■ **Given task**: Extract from the listing each line in which the word "matplotlib" appears.

■ **Data excerpt**:
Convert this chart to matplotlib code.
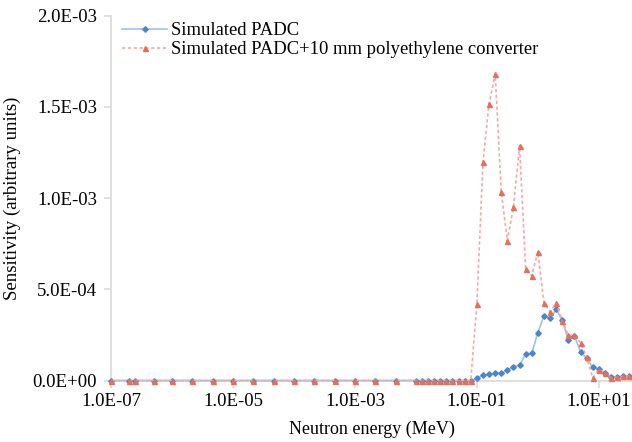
import matplotlib.pyplot as plt
from matplotlib.ticker import FuncFormatter, FixedLocator, NullLocator

plt.rcParams['font.family'] = ['Liberation Serif', 'DejaVu Serif']

# neutron energy (MeV)
energy = [1.0e-7, 2.0e-7, 2.5e-7, 5.0e-7,
          1.0e-6, 2.15e-6, 4.64e-6,
          1.0e-5, 2.15e-5, 4.64e-5,
          1.0e-4, 2.15e-4, 4.64e-4,
          1.0e-3, 2.15e-3, 4.64e-3,
          0.01, 0.0126, 0.0158, 0.02, 0.0251, 0.0316, 0.0398, 0.0501, 0.0631, 0.0794,
          0.1, 0.126, 0.158, 0.2, 0.251, 0.316, 0.398, 0.501, 0.631, 0.794,
          1.0, 1.26, 1.58, 2.0, 2.51, 3.16, 3.98, 5.01, 6.31, 7.94,
          10.0, 12.6, 15.8, 20.0, 25.1, 31.6]

zeros = [0.0] * 26

padc = zeros + [0.012e-3, 0.030e-3, 0.034e-3, 0.039e-3, 0.039e-3, 0.058e-3,
                0.076e-3, 0.083e-3, 0.145e-3, 0.149e-3, 0.262e-3, 0.355e-3,
                0.341e-3, 0.390e-3, 0.332e-3, 0.222e-3, 0.245e-3, 0.158e-3,
                0.122e-3, 0.072e-3, 0.061e-3, 0.043e-3, 0.021e-3, 0.019e-3,
                0.022e-3, 0.025e-3]

padc_pe = zeros + [0.419e-3, 1.199e-3, 1.515e-3, 1.679e-3, 1.034e-3, 0.766e-3,
                   0.952e-3, 1.287e-3, 0.609e-3, 0.573e-3, 0.706e-3, 0.426e-3,
                   0.377e-3, 0.423e-3, 0.328e-3, 0.249e-3, 0.249e-3, 0.207e-3,
                   0.129e-3, 0.014e-3, 0.060e-3, 0.043e-3, 0.014e-3, 0.019e-3,
                   0.022e-3, 0.025e-3]

fig = plt.figure(figsize=(6.32, 4.42), dpi=100)
ax = fig.add_axes([111 / 632, 1 - 380.5 / 442, 521 / 632, 365 / 442])

ax.plot(energy, padc, color='#9dc3e6', lw=1.2, marker='D', ms=2.8,
        mfc='#4a86c8', mec='#4a86c8', label='Simulated PADC', clip_on=False,
        zorder=3)
ax.plot(energy, padc_pe, color='#f5aaa4', lw=1.2, ls=(0, (2, 1.5)), marker='^',
        ms=3.6, mfc='#e2705f', mec='#e2705f', clip_on=False, zorder=4,
        label='Simulated PADC+10 mm polyethylene converter')

ax.set_xscale('log')
ax.set_xlim(1e-7, 35)
ax.set_ylim(0, 2e-3)
ax.xaxis.set_major_locator(FixedLocator([1e-7, 1e-5, 1e-3, 1e-1, 1e1]))
ax.xaxis.set_minor_locator(NullLocator())
ax.set_yticks([0, 5e-4, 1e-3, 1.5e-3, 2e-3])
fmt = FuncFormatter(lambda v, p: f"{v:.1E}")
ax.xaxis.set_major_formatter(fmt)
ax.yaxis.set_major_formatter(fmt)

for s in ['top', 'right']:
    ax.spines[s].set_visible(False)
for s in ['left', 'bottom']:
    ax.spines[s].set_color('#d9d9d9')
    ax.spines[s].set_linewidth(1.2)
ax.tick_params(colors='#d9d9d9', labelcolor='black', labelsize=13.5,
               length=5, width=1.2)
ax.tick_params(axis='x', pad=4)
ax.tick_params(axis='y', pad=5)

ax.set_xlabel('Neutron energy (MeV)', fontsize=13, labelpad=8)
ax.set_ylabel('Sensitivity (arbitrary units)', fontsize=13.5, labelpad=8)

ax.legend(loc='upper left', bbox_to_anchor=(0.0, 1.012), frameon=False,
          fontsize=13.4, handlelength=2.4, handletextpad=0.2, labelspacing=0.1,
          borderaxespad=0.2)

fig.savefig('out.png', dpi=100)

■ **Final result**:
Convert this chart to matplotlib code.
import matplotlib.pyplot as plt
from matplotlib.ticker import FuncFormatter, FixedLocator, NullLocator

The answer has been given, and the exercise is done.